*WHAT TO DO:* Report every line below that holds the word "document".

*Figure scripts:*
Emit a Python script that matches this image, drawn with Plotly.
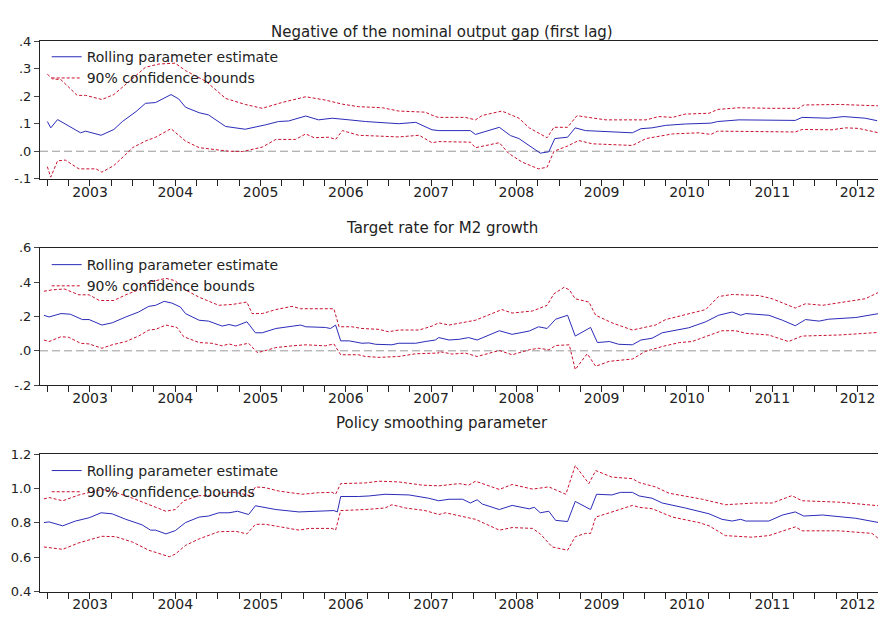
import plotly.graph_objects as go

# ---------- Panel 1: Negative of the nominal output gap (first lag) ----------
p1_est_x = [2003.00,2003.04,2003.12,2003.21,2003.39,2003.45,2003.63,2003.78,2003.88,2004.04,2004.15,2004.27,2004.45,2004.54,2004.62,2004.78,2004.89,2005.09,2005.32,2005.56,2005.71,2005.83,2006.03,2006.18,2006.34,2006.54,2006.73,2007.12,2007.32,2007.51,
            2007.59,2007.96,2008.02,2008.30,2008.43,2008.53,2008.65,2008.78,2008.88,2008.95,2009.10,2009.19,2009.31,2009.70,2009.86,2009.96,2010.09,2010.25,2010.48,2010.78,2010.86,2011.11,2011.50,2011.77,2011.85,2012.16,2012.34,2012.59,2012.73]
p1_est_y = [.108,.085,.115,.10,.067,.073,.058,.079,.108,.144,.174,.177,.206,.19,.16,.14,.132,.09,.08,.096,.108,.11,.128,.114,.12,.114,.108,.10,.105,.078,
            .075,.075,.061,.087,.057,.046,.019,-.007,-.002,.046,.051,.085,.075,.069,.067,.082,.085,.094,.099,.102,.108,.114,.114,.112,.123,.12,.126,.12,.111]
p1_up_x = [2003.00,2003.06,2003.16,2003.35,2003.45,2003.64,2003.78,2003.92,2004.04,2004.15,2004.31,2004.50,2004.62,2004.86,2005.09,2005.32,2005.52,2005.75,2006.03,2006.26,2006.46,2006.65,2006.93,2007.12,2007.43,2007.55,
           2007.59,2007.90,2008.02,2008.10,2008.33,2008.53,2008.65,2008.86,2008.94,2009.10,2009.21,2009.55,2010.02,2010.17,2010.33,2010.48,2010.76,2010.86,2011.11,2011.50,2011.81,2011.87,2012.28,2012.75]
p1_up_y = [.28,.263,.26,.203,.203,.188,.206,.242,.275,.305,.317,.32,.293,.254,.192,.17,.156,.177,.198,.186,.171,.162,.158,.146,.142,.126,
           .123,.123,.114,.13,.146,.12,.085,.049,.087,.087,.129,.114,.114,.126,.123,.135,.138,.152,.158,.156,.156,.168,.17,.165]
p1_lo_x = [2003.00,2003.04,2003.12,2003.21,2003.37,2003.57,2003.64,2003.78,2003.90,2004.00,2004.15,2004.27,2004.45,2004.56,2004.62,2004.78,2004.97,2005.13,2005.29,2005.52,2005.68,2005.91,2006.03,2006.13,2006.30,2006.38,2006.46,2006.65,2007.12,2007.36,2007.51,
           2007.59,2007.96,2008.02,2008.30,2008.41,2008.57,2008.76,2008.86,2008.94,2009.10,2009.23,2009.39,2009.86,2010.02,2010.33,2010.64,2010.78,2010.86,2011.50,2011.77,2011.85,2012.20,2012.36,2012.51,2012.75]
p1_lo_y = [-.056,-.094,-.035,-.032,-.064,-.064,-.076,-.052,-.017,.013,.037,.051,.082,.055,.037,.013,.007,0,-.001,.015,.043,.043,.063,.049,.051,.043,.075,.058,.052,.058,.031,
           .035,.033,.013,.031,-.008,-.04,-.064,-.058,0,.019,.039,.027,.021,.046,.063,.067,.061,.073,.07,.07,.079,.078,.085,.083,.067]

# ---------- Panel 2: Target rate for M2 growth ----------
p2_est_x = [2002.96,2003.02,2003.16,2003.27,2003.41,2003.49,2003.64,2003.76,2003.92,2004.07,2004.19,2004.27,2004.37,2004.46,2004.56,2004.62,2004.78,2004.89,2005.05,2005.13,2005.21,2005.34,2005.44,2005.52,2005.68,2005.87,2005.97,2006.03,2006.26,2006.32,2006.38,2006.44,2006.54,2006.69,2006.77,2006.85,2007.04,2007.12,2007.32,2007.43,2007.55,
            2007.59,2007.71,2007.83,2007.94,2008.04,2008.30,2008.45,2008.65,2008.76,2008.86,2008.96,2009.10,2009.19,2009.37,2009.45,2009.59,2009.70,2009.86,2009.96,2010.09,2010.21,2010.52,2010.72,2010.87,2011.03,2011.13,2011.19,2011.46,2011.62,2011.77,2011.89,2012.05,2012.16,2012.48,2012.75]
p2_est_y = [.207,.197,.217,.213,.182,.182,.15,.163,.197,.226,.259,.265,.288,.278,.255,.217,.178,.173,.144,.153,.144,.169,.105,.105,.13,.144,.15,.14,.136,.13,.15,.058,.058,.044,.046,.038,.035,.044,.044,.054,.063,
            .077,.063,.067,.077,.063,.117,.096,.115,.14,.13,.184,.207,.086,.136,.048,.054,.038,.035,.063,.073,.105,.134,.169,.207,.226,.207,.217,.207,.178,.146,.182,.173,.184,.194,.217]
p2_up_x = [2002.96,2003.06,2003.20,2003.37,2003.49,2003.61,2003.78,2003.92,2004.07,2004.19,2004.39,2004.50,2004.60,2004.78,2005.01,2005.17,2005.34,2005.40,2005.52,2005.68,2005.87,2005.97,2006.30,2006.36,2006.42,2006.57,2006.69,2006.89,2007.00,2007.12,2007.36,2007.51,
           2007.59,2007.71,2008.02,2008.33,2008.45,2008.69,2008.86,2008.94,2009.06,2009.12,2009.19,2009.35,2009.43,2009.62,2009.86,2010.13,2010.25,2010.56,2010.72,2010.87,2011.03,2011.34,2011.50,2011.77,2011.89,2012.09,2012.59,2012.75]
p2_up_y = [.347,.355,.36,.326,.326,.293,.293,.326,.355,.399,.422,.408,.36,.312,.265,.27,.284,.217,.217,.24,.259,.245,.245,.245,.14,.14,.13,.125,.111,.121,.121,.144,
           .163,.15,.178,.24,.22,.232,.265,.332,.37,.355,.303,.284,.207,.163,.121,.15,.182,.22,.24,.316,.328,.322,.303,.249,.274,.265,.303,.341]
p2_lo_x = [2002.96,2003.02,2003.16,2003.25,2003.39,2003.49,2003.64,2003.76,2003.92,2004.07,2004.19,2004.27,2004.39,2004.52,2004.60,2004.78,2004.93,2005.05,2005.13,2005.21,2005.36,2005.46,2005.52,2005.68,2005.87,2006.03,2006.26,2006.36,2006.44,2006.65,2006.73,2006.89,2007.12,2007.32,2007.59,
           2007.59,2007.75,2007.90,2008.04,2008.30,2008.45,2008.65,2008.76,2008.88,2008.96,2009.12,2009.19,2009.33,2009.43,2009.59,2009.86,2010.01,2010.21,2010.41,2010.56,2010.91,2011.07,2011.19,2011.46,2011.69,2011.85,2012.28,2012.75]
p2_lo_y = [.063,.054,.082,.079,.044,.04,.015,.035,.054,.086,.121,.125,.15,.136,.082,.048,.044,.029,.04,.029,.044,-.01,-.004,.019,.029,.035,.029,.04,-.023,-.023,-.033,-.038,-.033,-.017,-.013,
           -.004,-.019,-.013,-.033,.002,-.023,.006,.015,.006,.031,.035,-.109,-.017,-.09,-.061,-.048,-.004,.025,.048,.054,.117,.117,.102,.092,.054,.086,.092,.107]

# ---------- Panel 3: Policy smoothing parameter ----------
p3_est_x = [2002.96,2003.02,2003.18,2003.33,2003.49,2003.63,2003.76,2003.92,2004.11,2004.21,2004.27,2004.39,2004.50,2004.62,2004.78,2004.89,2005.01,2005.13,2005.23,2005.36,2005.44,2005.56,2005.68,2005.95,2006.26,2006.36,2006.40,2006.44,2006.65,2006.77,2006.96,2007.24,2007.47,2007.59,
            2007.71,2007.87,2007.96,2008.04,2008.10,2008.30,2008.45,2008.65,2008.71,2008.78,2008.88,2008.96,2009.10,2009.19,2009.37,2009.44,2009.62,2009.72,2009.86,2009.94,2010.09,2010.21,2010.48,2010.76,2010.91,2011.03,2011.13,2011.19,2011.46,2011.62,2011.77,2011.87,2012.09,2012.48,2012.75]
p3_est_y = [.802,.806,.783,.811,.830,.859,.853,.821,.789,.758,.758,.736,.755,.802,.834,.840,.859,.859,.868,.849,.90,.891,.878,.864,.868,.872,.864,.954,.954,.957,.967,.963,.944,.929,
            .938,.938,.916,.935,.91,.878,.902,.882,.891,.859,.868,.815,.808,.925,.878,.967,.963,.978,.978,.957,.944,.916,.887,.853,.821,.811,.821,.811,.811,.846,.864,.840,.846,.827,.802]
p3_up_x = [2002.96,2003.02,2003.18,2003.37,2003.64,2003.80,2004.00,2004.19,2004.39,2004.50,2004.60,2004.78,2004.97,2005.05,2005.21,2005.38,2005.44,2005.56,2005.71,2005.99,2006.18,2006.34,2006.38,2006.44,2006.73,2006.89,2007.12,2007.40,2007.59,
           2007.83,2007.94,2008.02,2008.30,2008.45,2008.69,2008.88,2009.08,2009.19,2009.35,2009.43,2009.62,2009.86,2009.94,2010.13,2010.29,2010.68,2010.95,2011.30,2011.50,2011.73,2011.85,2012.28,2012.75]
p3_up_y = [.94,.948,.929,.963,.995,.978,.944,.906,.868,.878,.929,.959,.959,.978,.978,.959,1.010,1.005,.986,.967,.976,.978,.967,1.029,1.033,1.043,1.039,1.020,1.016,
           1.029,1.020,1.043,.995,1.024,.997,1.010,.967,1.134,1.029,1.105,1.067,1.058,1.035,1.010,.973,.938,.906,.916,.916,.959,.929,.921,.900]
p3_lo_x = [2002.96,2003.02,2003.18,2003.37,2003.64,2003.80,2004.00,2004.19,2004.43,2004.50,2004.62,2004.78,2005.01,2005.21,2005.34,2005.44,2005.56,2005.71,2005.95,2006.07,2006.34,2006.38,2006.44,2006.73,2006.96,2007.04,2007.20,2007.43,2007.59,
           2007.67,2007.83,2008.02,2008.30,2008.45,2008.69,2008.78,2008.92,2009.10,2009.19,2009.31,2009.37,2009.43,2009.59,2009.86,2009.94,2010.09,2010.33,2010.64,2010.76,2010.95,2011.26,2011.46,2011.77,2011.85,2012.28,2012.67,2012.75]
p3_lo_y = [.66,.656,.646,.684,.722,.720,.688,.641,.603,.618,.669,.707,.749,.751,.736,.792,.792,.779,.758,.768,.768,.758,.872,.878,.887,.906,.887,.872,.849,
           .859,.840,.821,.758,.773,.768,.736,.660,.641,.720,.739,.739,.834,.859,.902,.891,.883,.834,.802,.783,.726,.717,.726,.777,.754,.754,.739,.707]

titles = ["Negative of the nominal output gap (first lag)", "Target rate for M2 growth", "Policy smoothing parameter"]
est_name = "Rolling parameter estimate"
band_name = "90% confidence bounds"
years = list(range(2003, 2013))
y_ticks = [[-0.1, 0.0, 0.1, 0.2, 0.3, 0.4], [-0.2, 0.0, 0.2, 0.4, 0.6], [0.4, 0.6, 0.8, 1.0, 1.2]]
y_text = [["-.1", ".0", ".1", ".2", ".3", ".4"], ["-.2", ".0", ".2", ".4", ".6"], ["0.4", "0.6", "0.8", "1.0", "1.2"]]

panels = [
    (p1_est_x, p1_est_y, p1_up_x, p1_up_y, p1_lo_x, p1_lo_y),
    (p2_est_x, p2_est_y, p2_up_x, p2_up_y, p2_lo_x, p2_lo_y),
    (p3_est_x, p3_est_y, p3_up_x, p3_up_y, p3_lo_x, p3_lo_y),
]
H = 623
domains = [[1 - 176 / H, 1 - 35 / H], [1 - 387.5 / H, 1 - 246.7 / H], [1 - 599 / H, 1 - 458.3 / H]]
title_y = [1 - 14 / H, 1 - 226 / H, 1 - 438 / H]
legend_y = [1 - 35 / H, 1 - 248 / H, 1 - 459 / H]

BLUE = "#2b2bb8"
RED = "#c8102e"
FONT = "DejaVu Sans, Verdana, sans-serif"
fig = go.Figure()
for i, (ex, ey, ux, uy, lx, ly) in enumerate(panels):
    n = "" if i == 0 else str(i + 1)
    lg = "legend" + n
    fig.add_trace(go.Scatter(x=ex, y=ey, mode="lines", name=est_name, line=dict(color=BLUE, width=1),
                             xaxis="x" + n, yaxis="y" + n, legend=lg))
    fig.add_trace(go.Scatter(x=ux, y=uy, mode="lines", name=band_name, line=dict(color=RED, width=1, dash="3px,2px"),
                             xaxis="x" + n, yaxis="y" + n, legend=lg))
    fig.add_trace(go.Scatter(x=lx, y=ly, mode="lines", showlegend=False, line=dict(color=RED, width=1, dash="3px,2px"),
                             xaxis="x" + n, yaxis="y" + n))
    fig.update_layout(**{
        "xaxis" + n: dict(domain=[0, 1], anchor="y" + n, range=[2002.914, 2012.74],
                          tickvals=[y + 0.5 for y in years], ticktext=[str(y) for y in years],
                          ticks="", showgrid=False, zeroline=False, showline=True, linecolor="#222",
                          linewidth=1, mirror=True,
                          minor=dict(ticks="outside", ticklen=6, tick0=2003, dtick=0.25, tickcolor="#222", showgrid=False),
                          tickfont=dict(size=14, color="#222")),
        "yaxis" + n: dict(domain=domains[i], anchor="x" + n, range=[y_ticks[i][0], y_ticks[i][-1]],
                          tickvals=y_ticks[i], ticktext=y_text[i], ticks="outside", ticklen=5,
                          showgrid=False, zeroline=False, showline=True, linecolor="#222", linewidth=1,
                          tickfont=dict(size=13, color="#222")),
        lg: dict(x=0.008, y=legend_y[i], xref="paper", yref="paper", xanchor="left", yanchor="top",
                 bgcolor="rgba(0,0,0,0)", font=dict(size=14, color="#222"), tracegroupgap=0,
                 itemwidth=30),
    })
    fig.add_annotation(text=titles[i], x=0.48, y=title_y[i], xref="paper", yref="paper",
                       showarrow=False, font=dict(size=15, color="#222"))
    if i < 2:
        fig.add_shape(type="line", xref="x" + n + " domain", yref="y" + n, x0=0, x1=1, y0=0, y1=0,
                      line=dict(color="#999", width=1, dash="8px,4px"), layer="below")

fig.update_layout(width=881, height=623, margin=dict(l=40, r=3, t=0, b=0),
                  plot_bgcolor="white", paper_bgcolor="white",
                  font=dict(family=FONT))
fig.write_html("out.html", config={"displayModeBar": False},
               post_script="document.body.style.margin='0';document.body.style.overflow='hidden';")
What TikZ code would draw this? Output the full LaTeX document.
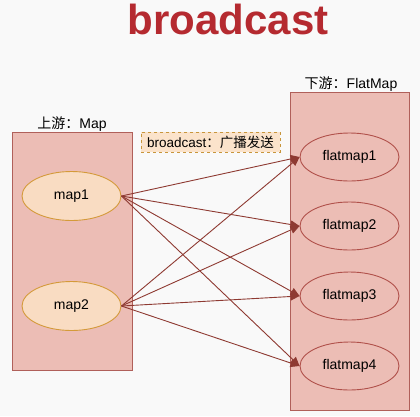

*OUTPUT FOR THIS EXERCISE:*
               post_script="document.body.style.margin='0';document.body.style.overflow='hidden';")
What TikZ code would draw this? Output the full LaTeX document.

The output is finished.